La licence obligatoire (LO) est aujourd’hui promue comme une solution par l’Europe (alors qu’aucun pays européen ne l’a par ailleurs utilisé pendant la crise du COVID), contre la levée des brevets. La LO est une flexibilité prévue par l‘article 31 des accords ADPIC sur la propriété intellectuelle. Elle est donc bien distincte de la levée des brevets. Fruit des pressions de l’industrie pharmaceutique, notamment du laboratoire Pfizer, les accords ADPIC, signés en 1994 et appliqués à partir de 1995, imposent au monde un standard élevé de respect de la propriété intellectuelle. Lors des négociations, les pays pauvres et à revenus intermédiaires ont réussi à faire inscrire un certain nombre de flexibilités, comme la licence obligatoire/d’office, qui peut être soit émise par un gouvernement soit par un tribunal.

En novembre 2001, lors d’une réunion de l’OMC à Doha, les États membres, poussés par les pays pauvres et à revenus intermédiaires et les sociétés civiles, ont signé une déclaration soutenant le droit à recourir à des flexibilités telles que la LO dans le cadre des politiques de santé publique, notamment des trois grandes maladies, sida, paludisme, tuberculose. Les pays riches utilisent fréquemment les LO dans divers domaines industriels. Cela leur permet par exemple de lever les brevets sur divers composants électroniques pour permettre à leur industrie nationale de les rassembler quand elle construit des voitures, un avion, etc. Dans le secteur pharmaceutique, certains pays riches y ont eu recours ou l’ont utilisée comme levier. A la suite du 11 septembre 2001, George W. Bush a menacé Bayer d’émettre une LO sur un produit contre l’Anthrax pour obtenir une réduction des prix.


Pourquoi les licences obligatoires ne sont-elles pas les plus adaptées à la situation actuelle ?

Les dispositions générales de l’accord ADPIC, telles que les LO, doivent être retranscrites dans le droit national. Or, les pressions de l’industrie pharmaceutique sur le législateur pour que les législations aillent dans leur sens ne rencontrent pas toujours la résistance nécessaire, ce qui se traduit par une diversité des droits nationaux. Preuve des limites de cette disposition, celle-ci n’a pas été utilisée à ce jour dans le cadre des vaccins contre le COVID-19.

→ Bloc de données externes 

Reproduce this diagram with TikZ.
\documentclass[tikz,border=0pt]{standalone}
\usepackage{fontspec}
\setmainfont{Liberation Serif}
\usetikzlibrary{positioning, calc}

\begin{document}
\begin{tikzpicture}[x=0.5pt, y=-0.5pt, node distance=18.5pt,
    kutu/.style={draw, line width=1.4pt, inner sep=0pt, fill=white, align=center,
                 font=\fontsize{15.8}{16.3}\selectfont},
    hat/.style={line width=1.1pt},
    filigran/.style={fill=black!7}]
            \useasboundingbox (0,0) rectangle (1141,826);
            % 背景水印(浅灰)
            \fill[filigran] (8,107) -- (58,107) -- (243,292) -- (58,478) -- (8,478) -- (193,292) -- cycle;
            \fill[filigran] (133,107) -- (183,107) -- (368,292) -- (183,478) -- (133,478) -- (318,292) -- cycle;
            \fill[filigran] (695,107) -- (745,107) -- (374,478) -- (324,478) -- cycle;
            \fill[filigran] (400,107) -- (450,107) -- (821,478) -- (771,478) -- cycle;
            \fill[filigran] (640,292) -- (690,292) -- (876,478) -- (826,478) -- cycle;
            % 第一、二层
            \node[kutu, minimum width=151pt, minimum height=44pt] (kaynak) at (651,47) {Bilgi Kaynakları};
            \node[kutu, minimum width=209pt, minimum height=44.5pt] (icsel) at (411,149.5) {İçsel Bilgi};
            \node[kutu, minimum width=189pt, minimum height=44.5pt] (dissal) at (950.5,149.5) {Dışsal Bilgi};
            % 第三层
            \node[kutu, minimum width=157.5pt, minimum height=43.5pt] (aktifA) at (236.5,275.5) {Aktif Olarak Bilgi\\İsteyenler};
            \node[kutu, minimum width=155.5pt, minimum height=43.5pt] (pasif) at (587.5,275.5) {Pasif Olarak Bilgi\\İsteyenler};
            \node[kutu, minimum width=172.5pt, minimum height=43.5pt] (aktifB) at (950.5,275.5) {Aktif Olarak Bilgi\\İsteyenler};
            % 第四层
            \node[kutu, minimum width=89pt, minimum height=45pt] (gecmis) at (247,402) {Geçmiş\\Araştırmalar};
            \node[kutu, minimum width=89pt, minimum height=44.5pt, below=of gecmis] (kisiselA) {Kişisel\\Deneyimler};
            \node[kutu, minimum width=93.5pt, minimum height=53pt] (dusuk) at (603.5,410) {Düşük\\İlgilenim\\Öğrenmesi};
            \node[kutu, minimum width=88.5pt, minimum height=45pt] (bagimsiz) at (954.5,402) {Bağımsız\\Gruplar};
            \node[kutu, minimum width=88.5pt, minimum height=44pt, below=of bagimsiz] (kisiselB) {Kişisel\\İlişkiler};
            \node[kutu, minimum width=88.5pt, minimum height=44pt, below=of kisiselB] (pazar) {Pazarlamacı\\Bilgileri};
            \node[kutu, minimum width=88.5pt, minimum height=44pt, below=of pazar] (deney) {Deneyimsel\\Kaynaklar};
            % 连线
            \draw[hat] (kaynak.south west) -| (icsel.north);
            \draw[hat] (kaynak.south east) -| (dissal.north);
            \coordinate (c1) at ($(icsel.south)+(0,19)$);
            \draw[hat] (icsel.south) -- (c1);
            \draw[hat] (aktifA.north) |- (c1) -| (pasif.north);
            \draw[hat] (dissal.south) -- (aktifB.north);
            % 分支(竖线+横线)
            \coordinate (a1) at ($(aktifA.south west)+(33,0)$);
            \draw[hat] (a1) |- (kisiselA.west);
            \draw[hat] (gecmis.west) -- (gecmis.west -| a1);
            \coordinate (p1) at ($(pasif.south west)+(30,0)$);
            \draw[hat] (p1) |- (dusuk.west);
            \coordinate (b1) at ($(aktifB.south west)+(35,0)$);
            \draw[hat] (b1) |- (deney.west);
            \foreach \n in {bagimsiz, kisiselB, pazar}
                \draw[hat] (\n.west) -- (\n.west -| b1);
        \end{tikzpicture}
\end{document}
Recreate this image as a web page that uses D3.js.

Certains pays n’ont pas adapté leur loi et ne peuvent tout simplement pas recourir aux LO par voie administrative, comme l’Afrique du Sud. D’autres comme le Maroc, ont vu les possibilités d’y recourir complexifiées par la signature d’un accord bilatéral avec les États-Unis. D’autres pays ont mis en place des procédures parfois très compliquées qui ralentissent le recours aux LO alors que certains pays ont décidé d’une mise en place rapide. L’hétérogénéité de ces dispositifs implique des délais très différents d’un pays à un autre pour recourir à des génériques. Cette hétérogénéité est incompatible avec la nécessité de coordonner une réponse mondiale à la pandémie.

La demande de levée des barrières de propriété intellectuelle, elle, toucherait en même temps tous les États membres et faciliterait donc une réponse coordonnée. Enfin, le recours aux licences obligatoires isole chaque pays, ce qui accroit sa vulnérabilité face aux pressions économiques ou diplomatiques des multinationales et des pays riches. La levée assure une cohésion entre les États.